There are records of Chinese residents in Lisbon from as early as 1540 and to honor this segment of the population the Museu do Oriente (Museum of Oriental Art) was opened in the heart of the Asian Community last year. This year it was the ideal site for respected Japanese abstract animator Maya Yonnesho’s 3-day workshop. She and a group of students “toured” Lisbon via two wall sized pictographs in the museum, which they used as a starting point to create their film Lisbon Mix which was filmed all over the city. The finished film, capturing the sights and sounds of the city through Maya and her student’s eyes, was screened on closing night. Along with a retrospective of Maya’s films there were showings of Chinese animator Li-jun Sun’s Zhang Ga! and Through The Moebus Strip by Clenn Chaika from China and the United States.

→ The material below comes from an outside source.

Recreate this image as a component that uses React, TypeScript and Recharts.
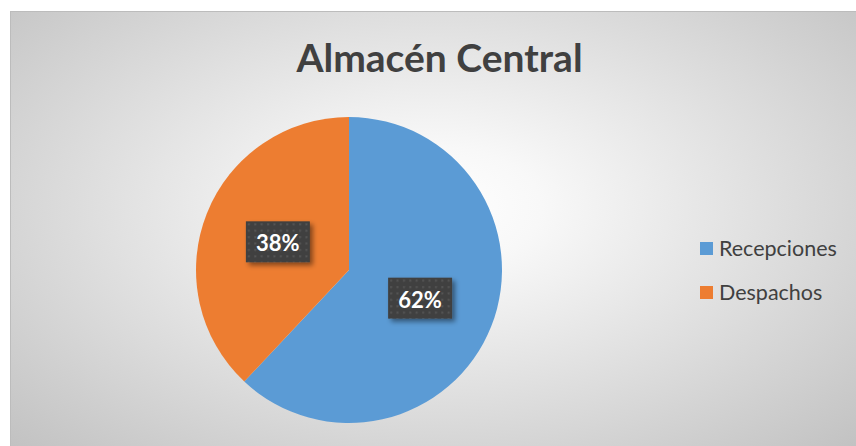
import { PieChart, Pie, Cell, Legend } from "recharts";

const categories = ["Recepciones", "Despachos"];
const values = [62, 38];
const colors = ["#5B9BD5", "#ED7D31"];

const data = categories.map((name, i) => ({ name, value: values[i] }));

const RAD = Math.PI / 180;

function PctLabel(props: any) {
  const { cx, cy, midAngle, outerRadius, percent, index } = props;
  const r = outerRadius * 0.5;
  const x = cx + r * Math.cos(-midAngle * RAD);
  const y = cy + r * Math.sin(-midAngle * RAD);
  const w = 64;
  const h = 41;
  const pid = "dots" + index;
  const fid = "shadow" + index;
  return (
    <g>
      <defs>
        <pattern id={pid} x={x - w / 2} y={y - h / 2} width={6.4} height={6.4} patternUnits="userSpaceOnUse">
          <rect width={6.4} height={6.4} fill="#404040" />
          <rect x={2} y={2} width={2} height={2} fill="#555555" />
        </pattern>
        <filter id={fid} x="-20%" y="-20%" width="150%" height="160%">
          <feDropShadow dx={3} dy={3} stdDeviation={2.5} floodColor="#000" floodOpacity={0.45} />
        </filter>
      </defs>
      <rect x={x - w / 2} y={y - h / 2} width={w} height={h} fill={`url(#${pid})`} filter={`url(#${fid})`} />
      <text
        x={x}
        y={y + 1}
        textAnchor="middle"
        dominantBaseline="central"
        fill="#ffffff"
        fontFamily="Lato, sans-serif"
        fontWeight={700}
        fontSize={22}
      >
        {`${Math.round(percent * 100)}%`}
      </text>
    </g>
  );
}

function LegendBox() {
  return (
    <div style={{ fontFamily: "Lato, sans-serif", fontSize: 21.5, color: "#404040" }}>
      {categories.map((c, i) => (
        <div key={c} style={{ display: "flex", alignItems: "center", height: 44 }}>
          <span style={{ display: "inline-block", width: 13, height: 13, background: colors[i], marginRight: 6 }} />
          <span>{c}</span>
        </div>
      ))}
    </div>
  );
}

export default function App() {
  return (
    <div style={{ position: "absolute", left: 0, top: 0, width: 856, height: 446, background: "#ffffff", overflow: "hidden" }}>
      <div
        style={{
          position: "absolute",
          left: 10,
          top: 11,
          width: 846,
          height: 435,
          borderTop: "1px solid #bcbcbc",
          borderLeft: "1px solid #bcbcbc",
          boxSizing: "border-box",
          background: "radial-gradient(ellipse farthest-corner at 50% 45%, #ffffff 0%, #f8f8f8 18%, #c2c2c2 100%)",
        }}
      >
        <div
          style={{
            position: "absolute",
            left: 0,
            width: 857,
            top: 22,
            textAlign: "center",
            fontFamily: "Lato, sans-serif",
            fontWeight: 700,
            fontSize: 39,
            color: "#404040",
          }}
        >
          Almacén Central
        </div>
        <PieChart
          width={846}
          height={435}
          margin={{ top: 0, right: 0, bottom: 0, left: 0 }}
          style={{ position: "absolute", left: 0, top: 0 }}
        >
          <Pie
            data={data}
            dataKey="value"
            nameKey="name"
            cx={338}
            cy={258}
            outerRadius={153}
            startAngle={90}
            endAngle={-270}
            stroke="none"
            label={PctLabel}
            labelLine={false}
            isAnimationActive={false}
          >
            {data.map((d, i) => (
              <Cell key={d.name} fill={colors[i]} />
            ))}
          </Pie>
          <Legend
            layout="vertical"
            align="right"
            verticalAlign="top"
            content={() => <LegendBox />}
            wrapperStyle={{ left: 689, top: 214, width: 160 }}
          />
        </PieChart>
      </div>
    </div>
  );
}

The Museu da Marioneta (Puppet Museum) in conjunction with Monstra mounted an extensive exhibit of puppets and sets from Jose Miguel Ribeiro’s new film Passeio De Domingo (Sunday Drive). There were also drawings and photographs used in the making of the 20-minute film, which was conceived in Lisbon, built in Montemor, filmed in Belgium and France and with post production taking place in the Netherlands. I especially enjoyed the visual representations at the museum of the route that Jose Miguel traveled as he went to these countries working with different teams of professionals in their three different languages. It was amazing to see the attention to detail that was taken with each character and set.
I have been anxiously awaiting this film because I am a large fan of his earlier film, The Suspect, which won more International awards than any other Portuguese film up to the present time. When Nik and I screened The Suspect as part of our Ideas In Animation series our audience was delighted with the puppet animation that tells the story of four people on a train that may have a serial killer on board. Several years ago Nik and I visited Jose Miguel at his workshop in Montemor and saw the first puppets being created, so I was eager to see the film, which was screened at the closing night ceremony. Passeio De Domingo lived up to my expectations and I am sure we will all have ample opportunity to see this touching humorous story of a family’s Sunday drive that turns into a road trip.
The Museu da Marioneta also showcased Papirossy, a “lung-drawn” animation and audiovisual installation created by Otto Alder, acclaimed animation historian, documentarian, and co-chairman of HGKL (Hochschule fur Gestaltung und Kunst Luzern) in Luzern, Switzerland. “Lung-drawn” is a confusing phrase that refers to Otto blowing cigarette smoke onto cardboard which was combined with animation to create an effect which he describes as “an installation that visualizes time through imprinted smoke on cardboard to create an effect where time is frozen, the past stays fixed, and emotions are visualized by integrating animation into a mixed media installation.” Papirossy is the first lung-drawn animation ever filmed and the installation has traveled worldwide.